Итак, борьба до конца, до последнего вздоха.

Кончается 1978-ой год, наступает Новый. Что-то принесёт он нашему народу, нашей семье, всему человечеству?

Почему-то думается и верится, что принесёт он больше, чем 1978-ой год. Поживём — увидим.

1979-й год. Январь. Под Новый год

Небывалыми холодами начался январь 1979 года. Лютые морозы достигли наибольшей силы в Новогоднюю ночь. Как будто матушка — зима именно под Новый год решила показать свою силу и власть над теми, кто посмел возомнить себя господином над нею. Против них она выставила самого сильного своего детища — мороз. Именно ему было предоставлено право царствовать в Новогоднюю ночь над наиболее людной, европейской частью территории нашей страны. -45; показывал спиртовой (ртутный не выдержал) термометр в Москве, до -45;-50; опустился бледно-малиновый столбик в наших краях. Природа будто решила испробовать то, что создали люди, на качество и прочность, а самих людей на стойкость и выносливость.

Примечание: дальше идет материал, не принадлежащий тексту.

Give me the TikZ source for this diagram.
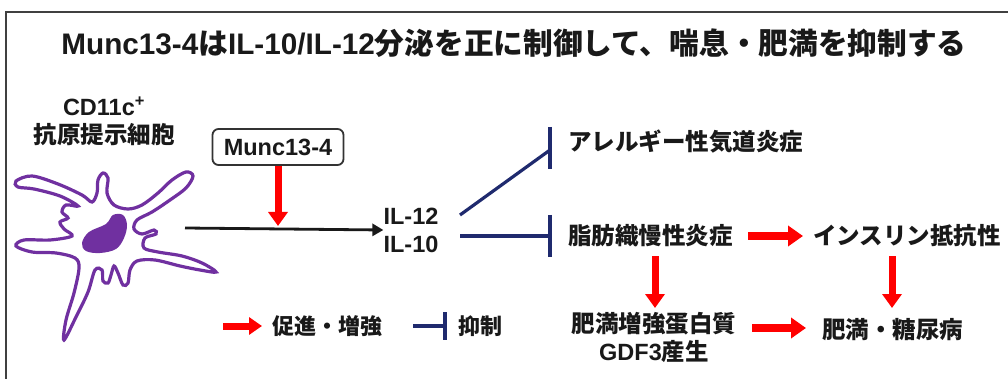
\documentclass[tikz,border=0pt]{standalone}
\usepackage{fontspec}
\setmainfont{Liberation Sans}
\newfontfamily\jp{Noto Sans CJK JP}
\usetikzlibrary{arrows.meta}
\definecolor{cellpurple}{HTML}{7030A0}
\definecolor{navy}{HTML}{1F2A6E}
\definecolor{arrowred}{HTML}{FF0000}
\tikzset{
  lbl/.style={inner sep=0pt, font=\fontsize{23.5}{28}\selectfont\bfseries, text=black!90},
  small/.style={lbl, font=\fontsize{22}{26}\selectfont\bfseries},
  redarr/.style={draw=arrowred, line width=8pt, -{Triangle[width=20pt,length=15pt]}, arrowred},
  inhib/.style={draw=navy, line width=3.2pt},
  flow/.style={draw=black!90, line width=2.8pt, -{Triangle[width=12pt,length=11pt]}},
  frame/.style={draw=black!75, line width=1.8pt}
}
\begin{document}
\begin{tikzpicture}[x=1pt,y=-1pt]
\useasboundingbox (0,0) rectangle (1008,379);
\fill[white] (0,0) rectangle (1008,379);
% outer frame (top and left edges)
\draw[frame] (6,379) -- (6,12) -- (1008,12);

% title
\node[lbl, font=\fontsize{29.7}{32}\selectfont\bfseries] (title) at (514,43)
  {Munc13-4{\jp は}IL-10/IL-12{\jp 分泌を正に制御して、喘息・肥満を抑制する}};

% antigen presenting cell
\node[lbl, align=center] (cd11c) at (104,121)
  {CD11c\textsuperscript{+}\\{\jp 抗原提示細胞}};
\draw[cellpurple, line width=3.2pt, fill=white] plot[smooth cycle, tension=0.55] coordinates {
  (16,181) (32,176) (58,184) (82,195) (92,202) (97,193) (98,180) (103,173)
  (108,178) (107,193) (114,205) (128,209) (142,205) (158,193) (172,180)
  (186,172) (193,176) (186,188) (170,200) (152,212) (137,220) (134,229)
  (142,234) (154,230) (156,234) (145,238) (144,248) (158,252) (182,256)
  (202,263) (216,272) (200,270) (180,266) (155,260) (137,261) (130,270)
  (128,283) (123,285) (118,273) (114,266) (111,275) (108,283) (103,281)
  (102,270) (95,270) (88,292) (76,317) (64,340) (66,320) (74,293) (79,268)
  (75,258) (56,253) (32,252) (16,246) (24,240) (50,240) (72,236) (64,229)
  (60,222) (68,218) (62,212) (66,205) (78,206) (60,196) (34,189) (18,187)};
\fill[cellpurple] plot[smooth cycle, tension=0.6] coordinates {
  (82,243) (89,232) (106,224) (113,215) (123,215) (127,225) (124,238)
  (116,249) (100,253) (86,251)};
\coordinate (cellout) at (185,228);

% Munc13-4 acting on the secretion arrow
\node[lbl, draw=black!80, line width=1.8pt, rounded corners=6pt,
      minimum width=131pt, minimum height=36pt] (munc) at (278,147) {Munc13-4};
\node[lbl, align=center] (il) at (411,230) {IL-12\\IL-10};
\coordinate (hit) at (278,226);
\draw[flow] (cellout) -- (il.west);
\draw[redarr, line width=7pt, -{Triangle[width=19pt,length=14pt]}] (munc.south) -- (hit);

% inhibition of the two inflammations
\coordinate (aS) at (460,215);
\coordinate (aE) at (550,150);
\coordinate (aT) at (550,127);
\coordinate (aB) at (550,169);
\coordinate (bS) at (460,236);
\coordinate (bE) at (550,236);
\coordinate (bT) at (550,215);
\coordinate (bB) at (550,257);
\draw[inhib] (aS) -- (aE);
\draw[inhib] (aT) -- (aB);
\draw[inhib] (bS) -- (bE);
\draw[inhib] (bT) -- (bB);
\node[lbl, anchor=west] (allergy) at (568,142) {\jp アレルギー性気道炎症};
\node[lbl, anchor=west] (fat) at (568,236) {\jp 脂肪織慢性炎症};
\node[lbl, anchor=west] (ins) at (813,236) {\jp インスリン抵抗性};

% lower row
\node[lbl, align=center] (gdf) at (654,337) {{\jp 肥満増強蛋白質}\\GDF3{\jp 産生}};
\node[lbl, anchor=west] (obese) at (822,330) {\jp 肥満・糖尿病};

\coordinate (h1) at (748,236);
\coordinate (h2) at (803,236);
\draw[redarr] (h1) -- (h2);
\coordinate (d1s) at (655,256);
\coordinate (d1e) at (655,308);
\coordinate (d2s) at (892,256);
\coordinate (d2e) at (892,308);
\draw[redarr, line width=7pt, -{Triangle[width=19pt,length=14pt]}] (d1s) -- (d1e);
\draw[redarr, line width=7pt, -{Triangle[width=19pt,length=14pt]}] (d2s) -- (d2e);
\coordinate (g1) at (752,328);
\coordinate (g2) at (806,328);
\draw[redarr] (g1) -- (g2);

% legend
\coordinate (l1) at (223,326);
\coordinate (l2) at (262,326);
\draw[redarr, line width=7pt, -{Triangle[width=17pt,length=13pt]}] (l1) -- (l2);
\node[small, anchor=west] (promote) at (272,326) {\jp 促進・増強};
\coordinate (m1) at (413,326);
\coordinate (m2) at (445,326);
\coordinate (mT) at (445,312);
\coordinate (mB) at (445,340);
\draw[inhib] (m1) -- (m2);
\draw[inhib] (mT) -- (mB);
\node[small, anchor=west] (suppress) at (458,326) {\jp 抑制};
\end{tikzpicture}
\end{document}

Может быть, и необходима была такая проверка? Может быть, в 1979-м году нас ждут ещё более суровые испытания, чем в 1978?

Что же, наш строй даёт возможность выходить из любых испытаний, а нам народ с честью доказал, что умеет это делать.

Выстояли люди и в суровых условиях небывалого холода. Правда, не везде. Кое-где вышла из строя отопительная система, кое-где нарушились водоснабжение и газоснабжение.

Не выдержал силы морозной и наш Поссовет, руководимый Б.И. Зайцевым: вышла из строя отопительная система. Перешли заседать и работать в больничное помещение.

Новый год решила встретить с самыми близкими мне людьми — моими детьми. Попутно хотелось походить в эту новогоднюю ночь по городу, полюбоваться иллюминацией и народными торжествами, гуляньем в парках и садах, посмотреть, как проводят праздничные дни мои дети и их сокурсники.

В предновогодний вечер побывала у Саши, ныне кончающего Механический институт.

— Где думаешь встречать Новый год? — спросила сына.

— Еду в город к своим однокурсникам. Там и встретим.

Отправилась к Толе.

— Ну, а ты где собираешься встретить Новый год? — спросила его.

— Нигде….

И помолчав, добавил.

— Вот здесь, в комнате, с тобой.

Осталась у него. Приближалась полночь, и товарищи Толи, живущие с ним в одной комнате, начали расходиться кто куда. Мы остались одни.

Скоро послышались шумные голоса и громкий смех студентов на всех этажах общежития.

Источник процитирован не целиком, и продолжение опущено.